FOR FURTHER INFORMATION CONTACT: Ms. Jan D. Broady of the Department,
telephone (202) 693-8556. (This is not a toll-free number.)
General Information
The attention of interested persons is directed to the following:
(1) The fact that a transaction is the subject of an exemption
under section 408(a) of the Act and/or section 4975(c)(2) of the Code
does not relieve a fiduciary or other party in interest or disqualified
person from certain other provisions to which the exemption does not
apply and the general fiduciary responsibility provisions of section
404 of the Act, which among other things require a fiduciary to
discharge his duties respecting the plan solely in the interest of the
participants and beneficiaries of the plan and in a prudent fashion in
accordance with section 404(a)(1)(B) of the Act; nor does it affect the
requirement of section 401(a) of the Code that the plan must operate
for the exclusive benefit of the employees of the employer maintaining
the plan and their beneficiaries;
(2) This exemption is supplemental to and not in derogation of, any
other provisions of the Act and/or the Code, including statutory or
administrative exemptions and transactional rules.

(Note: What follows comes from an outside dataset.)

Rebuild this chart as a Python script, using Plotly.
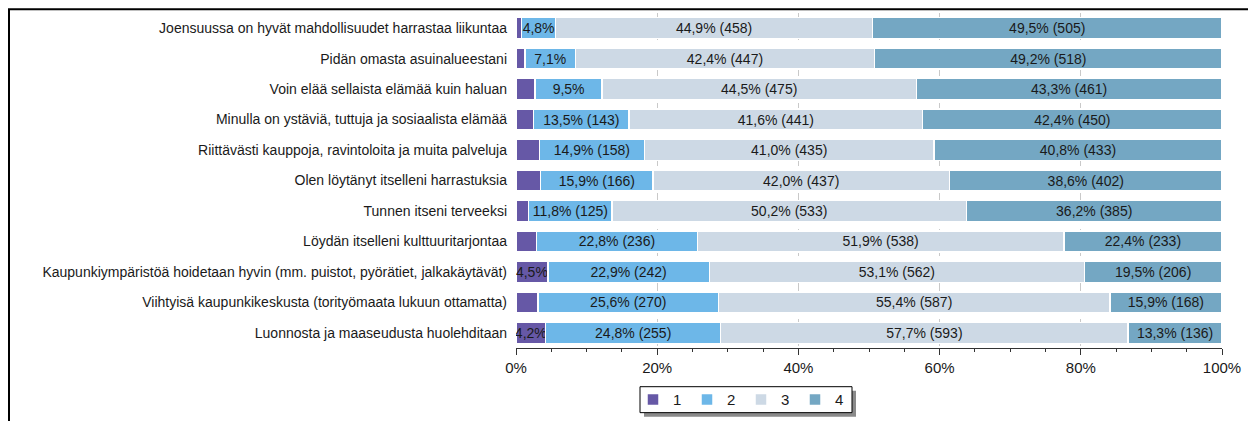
import plotly.graph_objects as go

categories = [
    "Joensuussa on hyvät mahdollisuudet harrastaa liikuntaa",
    "Pidän omasta asuinalueestani",
    "Voin elää sellaista elämää kuin haluan",
    "Minulla on ystäviä, tuttuja ja sosiaalista elämää",
    "Riittävästi kauppoja, ravintoloita ja muita palveluja",
    "Olen löytänyt itselleni harrastuksia",
    "Tunnen itseni terveeksi",
    "Löydän itselleni kulttuuritarjontaa",
    "Kaupunkiympäristöä hoidetaan hyvin (mm. puistot, pyörätiet, jalkakäytävät)",
    "Viihtyisä kaupunkikeskusta (torityömaata lukuun ottamatta)",
    "Luonnosta ja maaseudusta huolehditaan",
]

series_names = ["1", "2", "3", "4"]

pct_1 = [0.8, 1.3, 2.7, 2.5, 3.3, 3.5, 1.8, 2.9, 4.5, 3.1, 4.2]
pct_2 = [4.8, 7.1, 9.5, 13.5, 14.9, 15.9, 11.8, 22.8, 22.9, 25.6, 24.8]
pct_3 = [44.9, 42.4, 44.5, 41.6, 41.0, 42.0, 50.2, 51.9, 53.1, 55.4, 57.7]
pct_4 = [49.5, 49.2, 43.3, 42.4, 40.8, 38.6, 36.2, 22.4, 19.5, 15.9, 13.3]

# counts shown in labels (None = label shows only the percentage, "" = no label)
n_1 = ["", "", "", "", "", "", "", "", None, "", None]
n_2 = [None, None, None, 143, 158, 166, 125, 236, 242, 270, 255]
n_3 = [458, 447, 475, 441, 435, 437, 533, 538, 562, 587, 593]
n_4 = [505, 518, 461, 450, 433, 402, 385, 233, 206, 168, 136]

colors = ["#6658a6", "#6db7e8", "#cdd9e5", "#74a7c3"]

x_ticks = [0, 0.2, 0.4, 0.6, 0.8, 1.0]
x_tick_labels = ["0%", "20%", "40%", "60%", "80%", "100%"]


def make_labels(pcts, counts):
    out = []
    for p, n in zip(pcts, counts):
        if n == "":
            out.append("")
        elif n is None:
            out.append(f"{p:.1f}%".replace(".", ","))
        else:
            out.append(f"{p:.1f}% ({n})".replace(".", ","))
    return out


FONT = "Liberation Sans, Arial, sans-serif"

fig = go.Figure()
for name, pcts, counts, col in zip(series_names, [pct_1, pct_2, pct_3, pct_4],
                                   [n_1, n_2, n_3, n_4], colors):
    fig.add_trace(go.Bar(
        y=categories,
        x=[p / 100 for p in pcts],
        orientation="h",
        name=name,
        marker=dict(color=col, line=dict(color="white", width=1.5)),
        text=make_labels(pcts, counts),
        textposition="inside",
        insidetextanchor="middle",
        textangle=0,
        constraintext="none",
        textfont=dict(color="#1a1a1a", size=14, family=FONT),
        hoverinfo="skip",
    ))


# pixel helpers (page body has an 8px margin; plot area spans 516..1222 x 12.75..348.25)
def px_x(a):
    return (a - 516) / 706


def px_y(a):
    return (348.25 - a) / 335.5


fig.update_layout(
    barmode="stack",
    bargap=0.31,
    width=1248,
    height=413,
    margin=dict(l=508, r=34, t=5, b=73, autoexpand=False),
    paper_bgcolor="white",
    plot_bgcolor="white",
    font=dict(family=FONT, size=14, color="#1a1a1a"),
    uniformtext=dict(minsize=14, mode="show"),
    showlegend=True,
    legend=dict(
        orientation="h",
        traceorder="normal",
        x=px_x(741), xanchor="center",
        y=px_y(400), yanchor="middle",
        borderwidth=0,
        bgcolor="rgba(0,0,0,0)",
        font=dict(size=15),
        entrywidth=9,
        itemclick=False,
        itemdoubleclick=False,
    ),
    xaxis=dict(
        range=[0, 1],
        tickvals=x_ticks,
        ticktext=x_tick_labels,
        showline=True, linecolor="#333333", linewidth=1,
        ticks="outside", ticklen=6, tickcolor="#333333",
        minor=dict(dtick=0.05, ticks="outside", ticklen=3, tickcolor="#333333", showgrid=False),
        showgrid=True, gridcolor="#c9c9c9", griddash="dash", gridwidth=1,
        zeroline=False,
        tickfont=dict(size=15),
        automargin=False,
        fixedrange=True,
    ),
    yaxis=dict(
        categoryorder="array",
        categoryarray=categories,
        autorange="reversed",
        showline=False, showgrid=False, zeroline=False,
        ticks="", ticklabelstandoff=8,
        tickfont=dict(size=14),
        automargin=False,
        fixedrange=True,
    ),
    shapes=[
        # outer frame
        dict(type="rect", xref="paper", yref="paper",
             x0=px_x(9), x1=px_x(1265), y0=px_y(440), y1=px_y(9),
             line=dict(color="black", width=2), fillcolor="rgba(0,0,0,0)", layer="below"),
        # legend shadow
        dict(type="rect", xref="paper", yref="paper",
             x0=px_x(644), x1=px_x(856), y0=px_y(417), y1=px_y(391),
             line=dict(width=0), fillcolor="#8a8a8a", layer="above"),
        # legend box
        dict(type="rect", xref="paper", yref="paper",
             x0=px_x(640), x1=px_x(852), y0=px_y(413), y1=px_y(387),
             line=dict(color="black", width=1), fillcolor="white", layer="above"),
    ],
)

fig.write_html("out.html")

Furthermore, the
fact that a transaction is subject to an administrative or statutory
exemption is not dispositive of whether the transaction is in fact a
prohibited transaction; and
(3) The availability of this exemption is subject to the express
condition that the material facts and representations contained in the
application accurately describes all material terms of the transaction
which is the subject of the exemption.
Signed at Washington, DC, this 6th day of August, 2002.
Ivan Strasfeld,
Director of Exemption Determinations, Pension and Welfare Benefits
Administration, Department of Labor.